§ **Data to process**:
--- begin ---
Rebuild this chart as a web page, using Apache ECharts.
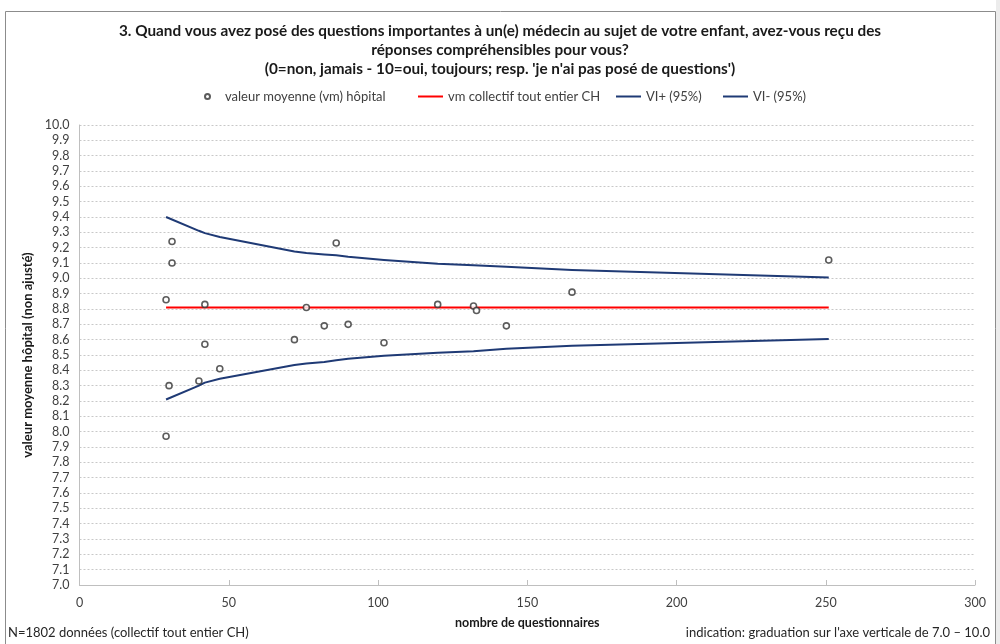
--- end ---
--- begin ---
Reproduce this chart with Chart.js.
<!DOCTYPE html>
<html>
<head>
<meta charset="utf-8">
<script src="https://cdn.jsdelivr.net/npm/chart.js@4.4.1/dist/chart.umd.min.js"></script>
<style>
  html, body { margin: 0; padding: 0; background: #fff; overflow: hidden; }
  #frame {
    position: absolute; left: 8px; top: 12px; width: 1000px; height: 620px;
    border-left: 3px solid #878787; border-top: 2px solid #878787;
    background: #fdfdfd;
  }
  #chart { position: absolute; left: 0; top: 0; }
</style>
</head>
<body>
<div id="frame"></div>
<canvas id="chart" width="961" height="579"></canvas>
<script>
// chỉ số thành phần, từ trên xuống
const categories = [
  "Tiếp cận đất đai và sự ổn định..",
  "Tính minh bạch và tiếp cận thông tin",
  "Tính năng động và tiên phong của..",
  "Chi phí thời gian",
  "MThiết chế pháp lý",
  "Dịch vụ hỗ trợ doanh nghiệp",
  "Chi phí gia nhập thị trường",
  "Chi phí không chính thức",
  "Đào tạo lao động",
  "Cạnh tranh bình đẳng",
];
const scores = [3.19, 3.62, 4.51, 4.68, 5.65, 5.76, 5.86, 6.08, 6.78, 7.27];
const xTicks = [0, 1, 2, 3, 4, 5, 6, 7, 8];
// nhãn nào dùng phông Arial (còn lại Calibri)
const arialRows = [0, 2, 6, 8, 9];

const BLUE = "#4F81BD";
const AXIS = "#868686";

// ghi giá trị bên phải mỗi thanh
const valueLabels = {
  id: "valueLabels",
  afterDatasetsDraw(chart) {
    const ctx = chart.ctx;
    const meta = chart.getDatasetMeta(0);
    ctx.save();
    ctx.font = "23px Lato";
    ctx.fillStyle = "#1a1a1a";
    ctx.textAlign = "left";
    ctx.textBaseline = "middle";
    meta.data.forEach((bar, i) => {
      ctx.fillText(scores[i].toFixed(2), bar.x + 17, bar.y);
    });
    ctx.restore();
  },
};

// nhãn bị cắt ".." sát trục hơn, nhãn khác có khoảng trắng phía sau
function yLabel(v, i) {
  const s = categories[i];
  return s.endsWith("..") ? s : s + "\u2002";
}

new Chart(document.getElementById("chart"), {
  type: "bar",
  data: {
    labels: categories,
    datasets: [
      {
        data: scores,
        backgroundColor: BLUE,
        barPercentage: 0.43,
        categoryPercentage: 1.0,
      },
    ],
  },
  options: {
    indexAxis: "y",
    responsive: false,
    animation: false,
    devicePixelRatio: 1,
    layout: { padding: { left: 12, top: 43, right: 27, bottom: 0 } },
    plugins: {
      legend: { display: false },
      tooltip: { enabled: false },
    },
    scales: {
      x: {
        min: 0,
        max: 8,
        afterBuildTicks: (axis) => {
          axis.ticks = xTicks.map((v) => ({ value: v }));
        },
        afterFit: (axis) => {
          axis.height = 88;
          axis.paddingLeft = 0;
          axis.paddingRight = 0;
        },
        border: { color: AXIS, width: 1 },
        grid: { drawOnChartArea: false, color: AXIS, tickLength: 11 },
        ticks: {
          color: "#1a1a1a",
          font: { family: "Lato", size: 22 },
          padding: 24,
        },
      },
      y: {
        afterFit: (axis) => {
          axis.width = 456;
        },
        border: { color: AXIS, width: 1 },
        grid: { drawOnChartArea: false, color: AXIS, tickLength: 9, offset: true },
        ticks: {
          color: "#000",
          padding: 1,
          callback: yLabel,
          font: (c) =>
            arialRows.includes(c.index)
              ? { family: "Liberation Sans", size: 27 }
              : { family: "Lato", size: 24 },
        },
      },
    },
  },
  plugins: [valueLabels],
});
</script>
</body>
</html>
--- end ---
Where a line in the entries holds the word "this", copy that line.

§ **Exercise answer**:
Rebuild this chart as a web page, using Apache ECharts.
Reproduce this chart with Chart.js.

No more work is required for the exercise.